[start of Data extract]

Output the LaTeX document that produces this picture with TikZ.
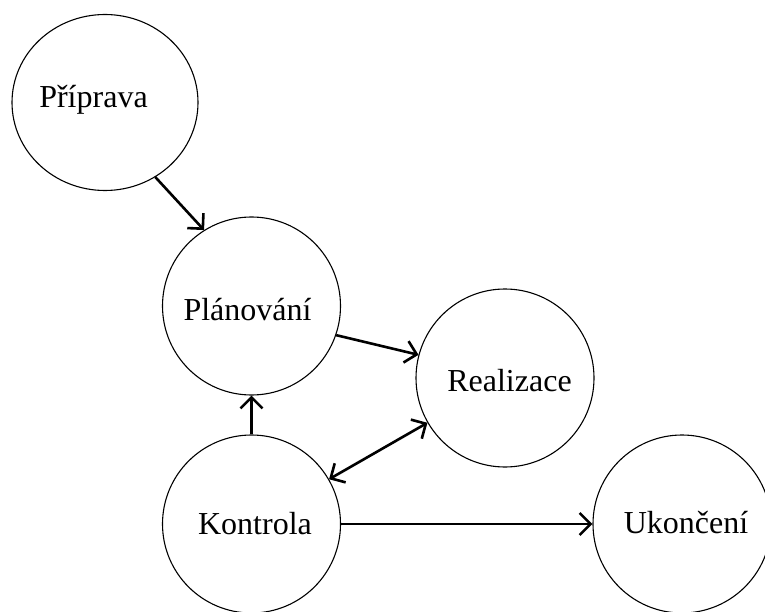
\documentclass[tikz,border=0pt]{standalone}
\usepackage{fontspec}
\setmainfont{Liberation Serif}
\usetikzlibrary{arrows.meta,shapes.geometric}
\begin{document}
\begin{tikzpicture}[x=1pt,y=-1pt,
  phase/.style={draw,circle,line width=1.1pt,minimum size=178pt,inner sep=0pt},
  lbl/.style={anchor=base,inner sep=0pt,font=\fontsize{32pt}{36pt}\selectfont},
  barb/.tip={Straight Barb[length=11pt,width=22pt]},
  flow/.style={line width=2.6pt,-barb},
  both/.style={line width=2.6pt,barb-barb}]
\useasboundingbox (0,0) rectangle (765,612);
% phases
\node[draw,ellipse,line width=1.1pt,minimum width=186pt,minimum height=176pt,inner sep=0pt] (prip) at (105,102.5) {};
\node[phase] (plan) at (251.5,306) {};
\node[phase] (real) at (505,378) {};
\node[phase] (kont) at (251.5,524) {};
\node[phase] (ukon) at (682,524) {};
% labels
\node[lbl] (tprip) at (93.5,108) {Příprava};
\node[lbl] (tplan) at (247.5,320) {Plánování};
\node[lbl] (treal) at (509.5,391) {Realizace};
\node[lbl] (tkont) at (255,534) {Kontrola};
\node[lbl] (tukon) at (686,533) {Ukončení};
% connectors
\draw[flow] (prip.-56) -- (plan.122);
\draw[flow] (plan.-19) -- (real.165);
\draw[flow] (kont.north) -- (plan.south);
\draw[both] (kont.30) -- (real.-150);
\draw[flow] (kont.east) -- (ukon.west);
\end{tikzpicture}
\end{document}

[end of Data extract]

_Do this_. Give every line back word for word and leave the pictures out.

_Answer for the task_.
Output the LaTeX document that produces this picture with TikZ.
\documentclass[tikz,border=0pt]{standalone}
\usepackage{fontspec}
\setmainfont{Liberation Serif}
\usetikzlibrary{arrows.meta,shapes.geometric}
\begin{document}
\begin{tikzpicture}[x=1pt,y=-1pt,
  phase/.style={draw,circle,line width=1.1pt,minimum size=178pt,inner sep=0pt},
  lbl/.style={anchor=base,inner sep=0pt,font=\fontsize{32pt}{36pt}\selectfont},
  barb/.tip={Straight Barb[length=11pt,width=22pt]},
  flow/.style={line width=2.6pt,-barb},
  both/.style={line width=2.6pt,barb-barb}]
\useasboundingbox (0,0) rectangle (765,612);
% phases
\node[draw,ellipse,line width=1.1pt,minimum width=186pt,minimum height=176pt,inner sep=0pt] (prip) at (105,102.5) {};
\node[phase] (plan) at (251.5,306) {};
\node[phase] (real) at (505,378) {};
\node[phase] (kont) at (251.5,524) {};
\node[phase] (ukon) at (682,524) {};
% labels
\node[lbl] (tprip) at (93.5,108) {Příprava};
\node[lbl] (tplan) at (247.5,320) {Plánování};
\node[lbl] (treal) at (509.5,391) {Realizace};
\node[lbl] (tkont) at (255,534) {Kontrola};
\node[lbl] (tukon) at (686,533) {Ukončení};
% connectors
\draw[flow] (prip.-56) -- (plan.122);
\draw[flow] (plan.-19) -- (real.165);
\draw[flow] (kont.north) -- (plan.south);
\draw[both] (kont.30) -- (real.-150);
\draw[flow] (kont.east) -- (ukon.west);
\end{tikzpicture}
\end{document}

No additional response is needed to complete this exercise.